As high sensitivity is needed, virus detection in foods is in general based on molecular methods such as reverse transcription polymerase chain reaction (RT-PCR) [28,38].

Reverse transcription (RT)-PCR and, more recently, real time RT-PCR methods, reveal only the presence of viral nucleic acid in the samples investigated and cannot be used to discriminate the presence of infectious viral particles in the food matrices analyzed [6,20].

From a sanitary point of view, the development of effective real time RT-PCR tools, useful not only for qualitative and quantitative detection but also for measuring virus infectivity, is an analytical priority. Therefore, the PMAxx real time RT-PCR assay described in this study, successfully applied to identify native and inactivated virus particles in RTE vegetables, assumes great analytical significance considering that, to the best our knowledge, this is the first study to detect the infectivity of NoV in naturally contaminated RTE salads.

The combination of PMAxx linked to real time PCR, in contrast with more labor-intensive and expensive techniques, such as animal or tissue-culture infectivity methods, is a promising alternative analytical strategy for assessing virus infectivity and can identify viruses for which there are no current standardized cell culture techniques, which opens up the possibility of effective risk assessment.

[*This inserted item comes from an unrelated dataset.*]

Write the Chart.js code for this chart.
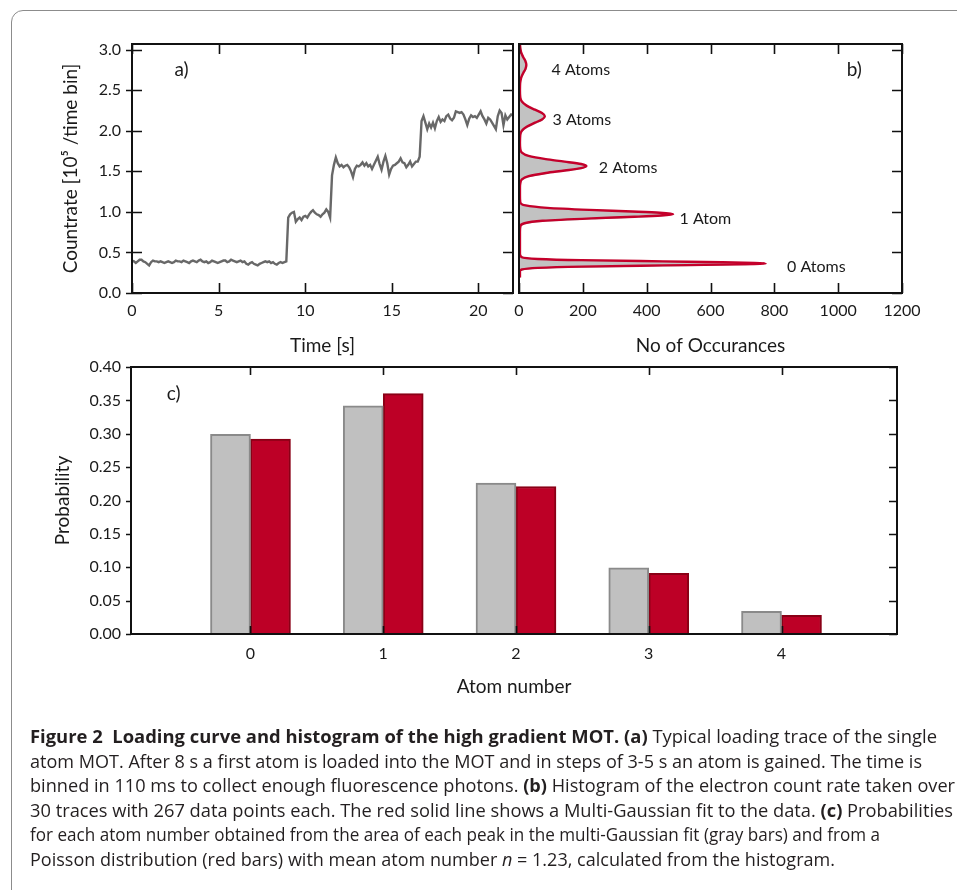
<!DOCTYPE html>
<html><head><meta charset="utf-8">
<script src="https://cdn.jsdelivr.net/npm/chart.js@4.4.1/dist/chart.umd.min.js"></script>
<style>
html,body{margin:0;padding:0;background:#fff;}
body{width:957px;height:890px;position:relative;overflow:hidden;}
canvas{position:absolute;left:0;top:0;pointer-events:none;}
#frame{position:absolute;left:11px;top:10px;width:1000px;height:1000px;border:1px solid #8c8c8c;border-radius:12px;}
#caption{position:absolute;left:30px;top:724px;font-family:"Open Sans",sans-serif;font-size:18px;line-height:24.6px;color:#231f20;}
#caption div{white-space:nowrap;transform-origin:0 50%;width:max-content;height:24.6px;}
#caption b{font-weight:700;}
</style></head><body>
<div id="frame"></div>
<canvas id="ca" width="957" height="890"></canvas>
<canvas id="cb" width="957" height="890"></canvas>
<canvas id="cc" width="957" height="890"></canvas>
<div id="caption">
<div data-w="907"><b>Figure 2&nbsp; Loading curve and histogram of the high gradient MOT. (a)</b> Typical loading trace of the single</div>
<div data-w="892">atom MOT. After 8 s a first atom is loaded into the MOT and in steps of 3-5 s an atom is gained. The time is</div>
<div data-w="925">binned in 110 ms to collect enough fluorescence photons. <b>(b)</b> Histogram of the electron count rate taken over</div>
<div data-w="923">30 traces with 267 data points each. The red solid line shows a Multi-Gaussian fit to the data. <b>(c)</b> Probabilities</div>
<div data-w="850">for each atom number obtained from the area of each peak in the multi-Gaussian fit (gray bars) and from a</div>
<div data-w="805">Poisson distribution (red bars) with mean atom number <i>n</i> = 1.23, calculated from the histogram.</div>
</div>
<script>
// ---------- DATA ----------
const binWidth = 0.11; // s per time bin
const traceRate = [
0.40,0.39,0.37,0.39,0.41,0.41,0.39,0.38,0.36,0.34,
0.38,0.40,0.39,0.39,0.38,0.39,0.38,0.37,0.38,0.39,
0.38,0.37,0.38,0.40,0.39,0.39,0.38,0.40,0.39,0.38,
0.37,0.39,0.40,0.39,0.38,0.40,0.41,0.39,0.38,0.39,
0.37,0.38,0.40,0.39,0.38,0.37,0.38,0.39,0.40,0.40,
0.38,0.39,0.41,0.40,0.39,0.38,0.39,0.40,0.38,0.39,
0.36,0.35,0.37,0.38,0.36,0.35,0.34,0.36,0.37,0.38,
0.39,0.38,0.39,0.37,0.38,0.36,0.35,0.37,0.38,0.37,
0.38,0.39,
0.93,0.97,0.99,1.00,0.88,0.91,0.93,0.90,0.94,0.95,0.93,0.97,1.00,1.02,0.99,0.97,0.96,0.94,0.97,0.99,1.03,1.00,0.93,
1.45,1.58,1.67,1.60,1.56,1.58,1.55,1.57,1.58,1.55,1.50,1.43,1.53,1.57,1.56,1.58,1.61,1.57,1.60,1.56,1.58,1.53,1.58,1.63,1.68,1.59,1.52,1.62,1.69,1.60,1.46,1.53,1.57,1.58,1.60,1.62,1.66,1.61,1.60,1.55,1.58,1.62,1.56,1.59,1.62,1.62,1.68,
2.12,2.18,2.10,2.02,2.09,2.04,2.10,2.03,2.12,2.17,2.11,2.14,2.12,2.18,2.20,2.15,2.13,2.16,2.24,2.23,2.22,2.23,2.20,2.14,2.07,2.15,2.19,2.17,2.18,2.16,2.20,2.24,2.18,2.14,2.09,2.16,2.14,2.10,2.06,2.02,2.18,2.25,2.22,2.07,2.19,2.14,2.17,2.20,2.19
];
const timeTicks = [0,5,10,15,20];
const rateTicks = [0,0.5,1.0,1.5,2.0,2.5,3.0];
const countTicks = [0,200,400,600,800,1000,1200];

const fitRate  = [0.19,0.25,0.27,0.29,0.31,0.325,0.34,0.35,0.358,0.365,0.372,0.38,0.39,0.405,0.42,0.44,0.48,0.6,0.75,0.82,0.86,0.89,0.92,0.94,0.955,0.972,0.99,1.005,1.025,1.05,1.08,1.12,1.2,1.3,1.35,1.40,1.44,1.48,1.51,1.54,1.565,1.59,1.62,1.65,1.69,1.73,1.78,1.85,1.95,2.00,2.05,2.10,2.14,2.18,2.22,2.26,2.31,2.36,2.41,2.5,2.58,2.65,2.71,2.76,2.81,2.86,2.91,2.97,3.04,3.1];
const fitCount = [3,3,3,9,59,195,451,637,738,773,738,637,451,195,59,9,3,3,3,4,17,74,226,362,445,483,441,355,220,89,21,4,3,3,4,9,30,84,143,195,211,195,143,84,30,9,4,3,4,9,24,50,72,81,72,50,24,9,4,3,3.5,6.4,13,20,23,20,13,6.4,3.5,3];
const histCount = [3,3,4,14,80,240,500,680,750,740,690,560,380,150,45,8,3,3,3,5,22,90,250,380,450,470,420,330,200,80,18,4,3,3,4,10,35,92,150,200,205,185,130,78,28,8,4,3,4,10,27,55,75,80,70,47,22,8,4,3,3.5,7,14,21,22,19,12,6,3.5,3];

const atomNumbers = [0,1,2,3,4];
const gaussProb  = [0.299,0.342,0.226,0.099,0.034];
const poissonProb = [0.292,0.360,0.221,0.091,0.028];
const probTicks = [0,0.05,0.10,0.15,0.20,0.25,0.30,0.35,0.40];

const peakLabels = ['0 Atoms','1 Atom','2 Atoms','3 Atoms','4 Atoms'];

// ---------- PLUGINS ----------
const frameTicks = {
  id:'frameTicks',
  afterDatasetsDraw(chart, args, o){
    if(!o || !o.on) return;
    const {ctx, chartArea:a} = chart;
    const xs = chart.scales.x, ys = chart.scales.y;
    ctx.save();
    ctx.strokeStyle = '#111'; ctx.lineWidth = o.tw || 1.6;
    ctx.beginPath();
    const L = o.len;
    (o.xTicks||[]).forEach(v=>{
      const p = Math.round(xs.getPixelForValue(v))+0.5;
      if(o.top){ctx.moveTo(p,a.top);ctx.lineTo(p,a.top+L);}
      if(o.bottom){ctx.moveTo(p,a.bottom);ctx.lineTo(p,a.bottom-L);}
    });
    (o.yTicks||[]).forEach(v=>{
      const p = Math.round(ys.getPixelForValue(v))+0.5;
      if(o.leftIn){ctx.moveTo(a.left,p);ctx.lineTo(a.left+o.leftIn,p);}
      if(o.leftOut){ctx.moveTo(a.left,p);ctx.lineTo(a.left-o.leftOut,p);}
      if(o.right){ctx.moveTo(a.right,p);ctx.lineTo(a.right-L,p);}
    });
    ctx.stroke();
    ctx.lineWidth = o.fw || 2;
    ctx.strokeRect(a.left, a.top, a.right-a.left, a.bottom-a.top);
    ctx.restore();
  }
};
const notes = {
  id:'notes',
  afterDatasetsDraw(chart, args, o){
    if(!o || !o.items) return;
    const ctx = chart.ctx, xs = chart.scales.x, ys = chart.scales.y;
    ctx.save();
    ctx.fillStyle = '#1a1a1a'; ctx.textAlign='left'; ctx.textBaseline='middle';
    o.items.forEach(it=>{
      ctx.font = (it.size||16)+'px Lato';
      ctx.fillText(it.text, xs.getPixelForValue(it.x), ys.getPixelForValue(it.y));
    });
    ctx.restore();
  }
};
Chart.register(frameTicks, notes);
Chart.defaults.font.family = 'Lato';
Chart.defaults.color = '#1a1a1a';

const base = {responsive:false, animation:false, events:[]};
const noLegend = {legend:{display:false}, tooltip:{enabled:false}};

// ---------- PANEL A ----------
new Chart(document.getElementById('ca'), {
  type:'line',
  data:{datasets:[{
    data: traceRate.map((r,i)=>({x: i*binWidth, y: r})),
    borderColor:'#686868', borderWidth:2.4, pointRadius:0, tension:0, fill:false
  }]},
  options:Object.assign({}, base, {
    layout:{padding:{left:59, top:44, right:444, bottom:890-357.4}},
    plugins:Object.assign({}, noLegend, {
      frameTicks:{on:true, xTicks:timeTicks, yTicks:rateTicks, len:10, top:true, bottom:true, leftIn:10, leftOut:6, right:true},
      notes:{items:[{text:'a)', x:2.45, y:2.75, size:19}]}
    }),
    scales:{
      x:{type:'linear', min:0, max:22, grid:{display:false, drawTicks:false}, border:{display:false},
         afterBuildTicks:s=>{s.ticks = timeTicks.map(v=>({value:v}));},
         ticks:{padding:8, font:{size:16}, maxRotation:0, autoSkip:false, callback:v=>String(v)},
         title:{display:true, text:'Time [s]', font:{size:19}, padding:0},
         afterFit:s=>{s.height = 64.4;}},
      y:{type:'linear', min:0, max:3.07, grid:{display:false, drawTicks:false}, border:{display:false},
         afterBuildTicks:s=>{s.ticks = rateTicks.map(v=>({value:v}));},
         ticks:{padding:11, font:{size:16}, callback:v=>Number(v).toFixed(1)},
         title:{display:true, text:'Countrate [10\u2075 /time bin]', font:{size:19}, padding:0},
         afterFit:s=>{s.width = 73;}}
    }
  })
});

// ---------- PANEL B ----------
new Chart(document.getElementById('cb'), {
  type:'line',
  data:{datasets:[
    {data: fitRate.map((r,i)=>({x: fitCount[i], y: r})), borderColor:'#c4002b', borderWidth:2.4,
     pointRadius:0, cubicInterpolationMode:'monotone', fill:false},
    {data: fitRate.map((r,i)=>({x: histCount[i], y: r})), borderColor:'#b4b4b4', borderWidth:1.5,
     backgroundColor:'#c2c2c2', pointRadius:0, cubicInterpolationMode:'monotone', fill:'origin'}
  ]},
  options:Object.assign({}, base, {
    indexAxis:'y',
    layout:{padding:{left:519, top:44, right:55, bottom:890-357.4}},
    plugins:Object.assign({}, noLegend, {
      frameTicks:{on:true, xTicks:countTicks, yTicks:rateTicks, len:10, top:true, bottom:true, right:true},
      notes:{items:[
        {text:peakLabels[0], x:840, y:0.32},
        {text:peakLabels[1], x:503, y:0.92},
        {text:peakLabels[2], x:250, y:1.54},
        {text:peakLabels[3], x:105, y:2.14},
        {text:peakLabels[4], x:102, y:2.75},
        {text:'b)', x:1027, y:2.75, size:19}
      ]}
    }),
    scales:{
      x:{type:'linear', min:0, max:1200, grid:{display:false, drawTicks:false}, border:{display:false},
         afterBuildTicks:s=>{s.ticks = countTicks.map(v=>({value:v}));},
         ticks:{padding:8, font:{size:16}, maxRotation:0, autoSkip:false, callback:v=>String(v)},
         title:{display:true, text:'No of Occurances', font:{size:19}, padding:0},
         afterFit:s=>{s.height = 64.4;}},
      y:{type:'linear', min:0, max:3.07, display:false}
    }
  })
});

// ---------- PANEL C ----------
new Chart(document.getElementById('cc'), {
  type:'bar',
  data:{datasets:[
    {data: atomNumbers.map((n,i)=>({x:n, y:gaussProb[i]})), backgroundColor:'#c0c0c0', borderColor:'#8a8a8a', borderWidth:2, barThickness:40},
    {data: atomNumbers.map((n,i)=>({x:n, y:poissonProb[i]})), backgroundColor:'#bd0026', borderColor:'#8a0016', borderWidth:2, barThickness:40}
  ]},
  options:Object.assign({}, base, {
    layout:{padding:{left:51.6, top:367, right:60, bottom:890-698.4}},
    plugins:Object.assign({}, noLegend, {
      frameTicks:{on:true, xTicks:atomNumbers, yTicks:probTicks, len:8, top:true, bottom:true, leftOut:5, right:true},
      notes:{items:[{text:'c)', x:-0.63, y:0.36, size:19}]}
    }),
    scales:{
      x:{type:'linear', offset:false, min:-0.9, max:4.87, grid:{display:false, drawTicks:false, offset:false}, border:{display:false},
         afterBuildTicks:s=>{s.ticks = atomNumbers.map(v=>({value:v}));},
         ticks:{padding:10, font:{size:16}, maxRotation:0, autoSkip:false, callback:v=>String(v)},
         title:{display:true, text:'Atom number', font:{size:19}, padding:0},
         afterFit:s=>{s.height = 64.4;}},
      y:{type:'linear', min:0, max:0.4, grid:{display:false, drawTicks:false}, border:{display:false},
         afterBuildTicks:s=>{s.ticks = probTicks.map(v=>({value:v}));},
         ticks:{padding:10, font:{size:16}, callback:v=>Number(v).toFixed(2)},
         title:{display:true, text:'Probability', font:{size:19}, padding:0},
         afterFit:s=>{s.width = 79.4;}}
    }
  })
});

// ---------- CAPTION FIT ----------
function fitCaption(){
  document.querySelectorAll('#caption div').forEach(d=>{
    d.style.transform='none';
    const w = d.getBoundingClientRect().width;
    const t = parseFloat(d.dataset.w);
    d.style.transform = 'scaleX(' + (t/w) + ')';
  });
}
fitCaption();
if(document.fonts && document.fonts.ready) document.fonts.ready.then(fitCaption);
</script>
</body></html>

In addition, we have demonstrated that PMAxx real time RT-PCR assay is suitable for the analysis of naturally contaminated RTE salad samples, giving a better evaluation of the infectious viral particles compared with NoV RNA detected by the molecular methods. In fact, based on our results, it easy to see that the amount of positive samples for NoV RNA at 74.8% was an overestimate, given that the quantity of salad samples containing native viral particles that are dangerous for public health was just 37.6%.

5. Conclusions

Given that leafy green vegetables and related ready-to-eat (RTE) salads are main elements of current diets [5,39] and that NoV has been listed as a priority concern [2,40], future investigation is needed in this area focusing on the development of methods for assessing the presence/absence and infectivity of viruses in food products placed on the market, by performing an innovative virological fit-for-purpose risk assessment in a leaf vegetable production enterprise, although these findings could also be significant for effective risk assessments in composite and ethnic foods.

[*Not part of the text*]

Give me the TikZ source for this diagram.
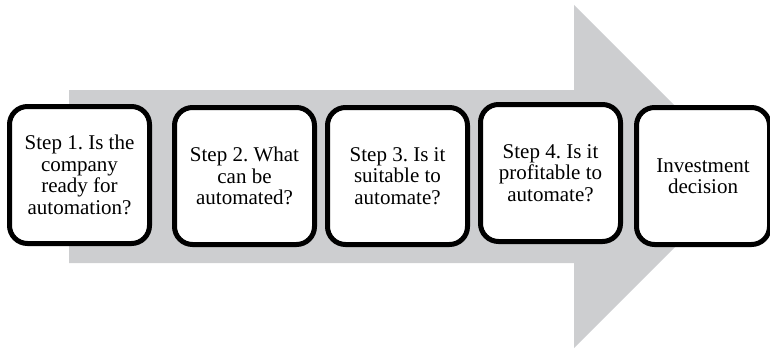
\documentclass[tikz,border=0pt]{standalone}
\usepackage{fontspec}
\setmainfont{Liberation Serif}
\usetikzlibrary{positioning}
\definecolor{arrowgrey}{RGB}{205,206,208}
\frenchspacing

\begin{document}
\begin{tikzpicture}
              [x=1pt,y=1pt,
                every node/.style={rectangle,draw=black,line width=5pt,rounded corners=18pt,fill=white,align=center,
                  font=\fontsize{21}{21.5}\selectfont,minimum width=140pt,minimum height=137pt,inner sep=2pt},
                last/.style={minimum width=133pt}]
              \useasboundingbox (0,0) rectangle (770,349);
              \fill[arrowgrey] (69,86) -- (69,259) -- (574,259) -- (574,344) -- (745.5,172.5) -- (574,1) -- (574,86) -- cycle;
              \node (n1) at (79.5,174) {Step 1. Is the\\company\\ready for\\automation?};
              \node (n2) [right=20pt of n1,yshift=-1pt] {Step 2. What\\can be\\automated?};
              \node (n3) [right=8pt of n2] {Step 3. Is it\\suitable to\\automate?};
              \node (n4) [right=8pt of n3,yshift=3pt] {Step 4. Is it\\profitable to\\automate?};
              \node (n5) [right=11pt of n4,yshift=-3pt,last] {Investment\\decision};
            \end{tikzpicture}
\end{document}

Furthermore, this study underlines the need to focus the legislator’s attention on the presence of enteric viruses in vegetables in order to plan appropriate food-safety management systems, including good agricultural practices (GAP), good hygiene practices (GHP), and good manufacturing practices (GMP), assessing specific virus risks in vegetables.

Future Perspective

Despite being an innovative and rapid method, the PMAxx real time RT-PCR assay has limitations due to the possible inability of the intercalating dye to remove all RNA from the amplification not enclosed in the viral capsid. For this reason, further study is needed.

Cell cultures, although they represent an excellent and even more specific method, cannot give quick answers but need a few days and are not currently standardized. Therefore, since the safeguarding of public health requires immediate and preventive interventions, the PMAxx real time RT-PCR assay, could become the gold standard method to discriminate between native and inactivated viral particles, ensuring effective risk analysis and public health protection.